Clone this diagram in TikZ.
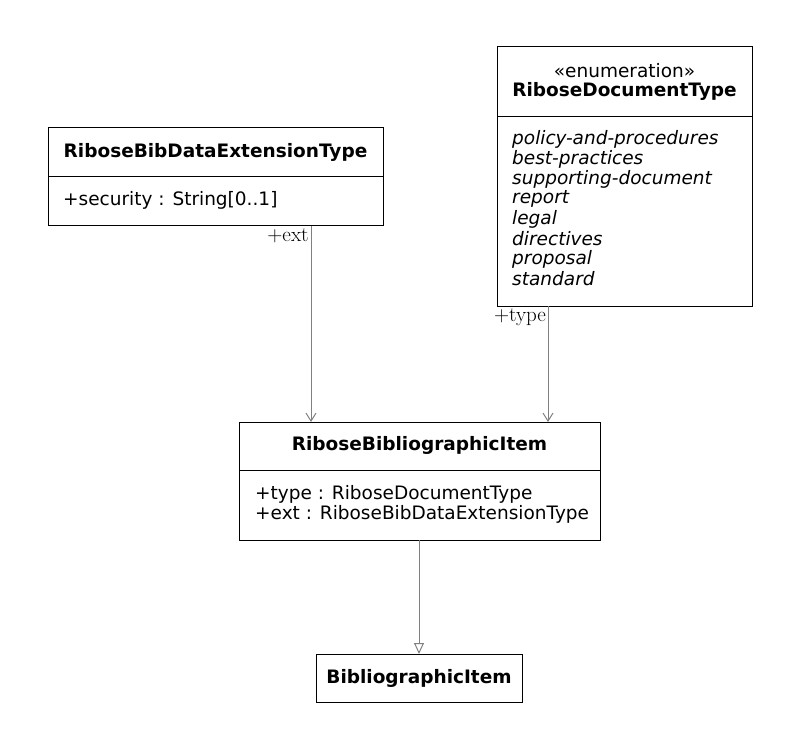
\documentclass[tikz,border=0pt]{standalone}
\usepackage{fontspec}
\setmainfont{DejaVu Sans}
\newfontfamily\lmr{Latin Modern Roman}
\usetikzlibrary{arrows.meta}
\begin{document}
\begin{tikzpicture}[x=1pt,y=-1pt,
 box/.style={draw,line width=1pt},
 t/.style={font=\fontsize{18.5}{20}\selectfont\bfseries,anchor=center,inner sep=0pt},
 a/.style={font=\fontsize{18.5}{20}\selectfont,anchor=west,inner sep=0pt},
 ai/.style={font=\fontsize{18.5}{20}\selectfont\itshape,anchor=west,inner sep=0pt},
 lab/.style={font=\lmr\fontsize{21}{23}\selectfont,inner sep=0pt},
 conn/.style={draw=gray,line width=1pt}]
\useasboundingbox (0,0) rectangle (800,751);
% Ext
\draw[box] (48,128) rectangle (383,226); \draw[line width=1pt] (48,177)--(383,177);
\node[t] (extt) at (215.5,152) {RiboseBibDataExtensionType};
\node[a] at (63,200) {+security : String[0..1]};
% Enum
\draw[box] (497,47) rectangle (752,306); \draw[line width=1pt] (497,117)--(752,117);
\node[font=\fontsize{18.5}{20}\selectfont,inner sep=0pt] at (624.5,71) {«enumeration»};
\node[t] at (624.5,91) {RiboseDocumentType};
\foreach \s [count=\i from 0] in {policy-and-procedures,best-practices,supporting-document,report,legal,directives,proposal,standard}
  \node[ai] at (512,{139+20*\i}) {\s};
% RBI
\draw[box] (239,422) rectangle (600,540); \draw[line width=1pt] (239,470)--(600,470);
\node[t] at (419.5,445) {RiboseBibliographicItem};
\node[a] at (255,494) {+type : RiboseDocumentType};
\node[a] at (255,514) {+ext : RiboseBibDataExtensionType};
% BI
\draw[box] (316,654) rectangle (522,702);
\node[t] at (419,678) {BibliographicItem};
% connectors
\coordinate (e1) at (311,226); \coordinate (e2) at (311,422);
\coordinate (t1) at (548,306); \coordinate (t2) at (548,422);
\coordinate (g1) at (419,540); \coordinate (g2) at (419,654);
\draw[conn,-{Straight Barb[length=8pt,width=10pt]}] (e1)--(e2);
\draw[conn,-{Straight Barb[length=8pt,width=10pt]}] (t1)--(t2);
\draw[conn,-{Triangle[open,fill=white,length=11pt,width=10pt]}] (g1)--(g2);
\node[lab] at (288,236) {+ext};
\node[lab] at (520,317) {+type};
\end{tikzpicture}
\end{document}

Written instruction =>
Repeat the material above in full and exactly, apart from the pictures.

Correct response =>
Clone this diagram in TikZ.
\documentclass[tikz,border=0pt]{standalone}
\usepackage{fontspec}
\setmainfont{DejaVu Sans}
\newfontfamily\lmr{Latin Modern Roman}
\usetikzlibrary{arrows.meta}
\begin{document}
\begin{tikzpicture}[x=1pt,y=-1pt,
 box/.style={draw,line width=1pt},
 t/.style={font=\fontsize{18.5}{20}\selectfont\bfseries,anchor=center,inner sep=0pt},
 a/.style={font=\fontsize{18.5}{20}\selectfont,anchor=west,inner sep=0pt},
 ai/.style={font=\fontsize{18.5}{20}\selectfont\itshape,anchor=west,inner sep=0pt},
 lab/.style={font=\lmr\fontsize{21}{23}\selectfont,inner sep=0pt},
 conn/.style={draw=gray,line width=1pt}]
\useasboundingbox (0,0) rectangle (800,751);
% Ext
\draw[box] (48,128) rectangle (383,226); \draw[line width=1pt] (48,177)--(383,177);
\node[t] (extt) at (215.5,152) {RiboseBibDataExtensionType};
\node[a] at (63,200) {+security : String[0..1]};
% Enum
\draw[box] (497,47) rectangle (752,306); \draw[line width=1pt] (497,117)--(752,117);
\node[font=\fontsize{18.5}{20}\selectfont,inner sep=0pt] at (624.5,71) {«enumeration»};
\node[t] at (624.5,91) {RiboseDocumentType};
\foreach \s [count=\i from 0] in {policy-and-procedures,best-practices,supporting-document,report,legal,directives,proposal,standard}
  \node[ai] at (512,{139+20*\i}) {\s};
% RBI
\draw[box] (239,422) rectangle (600,540); \draw[line width=1pt] (239,470)--(600,470);
\node[t] at (419.5,445) {RiboseBibliographicItem};
\node[a] at (255,494) {+type : RiboseDocumentType};
\node[a] at (255,514) {+ext : RiboseBibDataExtensionType};
% BI
\draw[box] (316,654) rectangle (522,702);
\node[t] at (419,678) {BibliographicItem};
% connectors
\coordinate (e1) at (311,226); \coordinate (e2) at (311,422);
\coordinate (t1) at (548,306); \coordinate (t2) at (548,422);
\coordinate (g1) at (419,540); \coordinate (g2) at (419,654);
\draw[conn,-{Straight Barb[length=8pt,width=10pt]}] (e1)--(e2);
\draw[conn,-{Straight Barb[length=8pt,width=10pt]}] (t1)--(t2);
\draw[conn,-{Triangle[open,fill=white,length=11pt,width=10pt]}] (g1)--(g2);
\node[lab] at (288,236) {+ext};
\node[lab] at (520,317) {+type};
\end{tikzpicture}
\end{document}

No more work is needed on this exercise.